Lillian Thomson
Hall of Fame Member
From a quality of cricket point of view that's true, but it misses most of the point of the plot. Botham was having a hard time as captain. How a good a captain he might have been we'll never know as he was thrown in against the West Indies home and away and lost both series, as any captain would have. It also seemed to affect his performances. The First Test was lost in 81 and the second drawn after which he resigned about 10 seconds before he was due to be sacked. There's the famous (almost infamous) moment at Lords where he got a pair and as he walked off the members ignored him completely. Botham himself tells of how they were reading papers and doing up their shoe laces and just generally deliberately not acknowledging him. He says he never raised his bat to them again in the future, but I'm not convinced about that. The cricket in the next three Tests was completely freakish. Certainly not high quality, in fact much of it pretty poor. Much of the story is behind the scenes stuff with the Botham turmoil, the checking out of the hotel, the Marsh and Lillee 500-1 bets against their own team. If you reduce the 81 series to a Botham slog and Willis spell at Headingley, a Botham spell at Edgbaston and innings at Old Trafford I guess it wasn't that great.At the time, I managed to miss all the best bits of 1981 as my travels around Europe started on the rest day of the Leeds test and ended after the Manchester one.

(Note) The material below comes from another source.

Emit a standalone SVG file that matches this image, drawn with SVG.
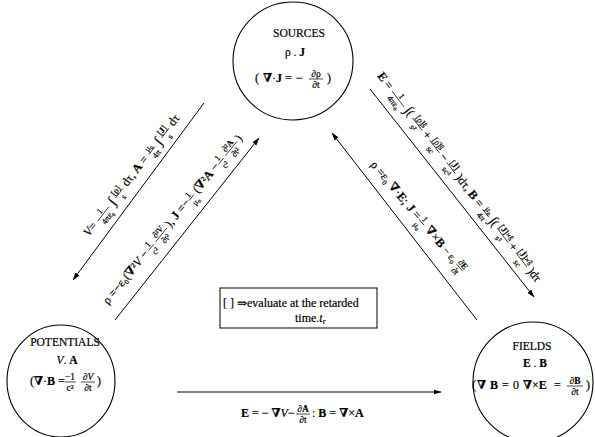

The only English paper I could find in Zurich was the Financial Times, whose coverage of the 4th day at Leeds was rather brief.
Playing devil's advocate, I have previously argued that although the best bits of that series were extraordinary, they only amounted to about three days in total. The last two and a bit sessions at Leeds, the last couple of sessions at Edgbaston and Botham's innings at Old Trafford. The rest of 1981 wasn't great, whereas nearly all of 2005 was unmissable.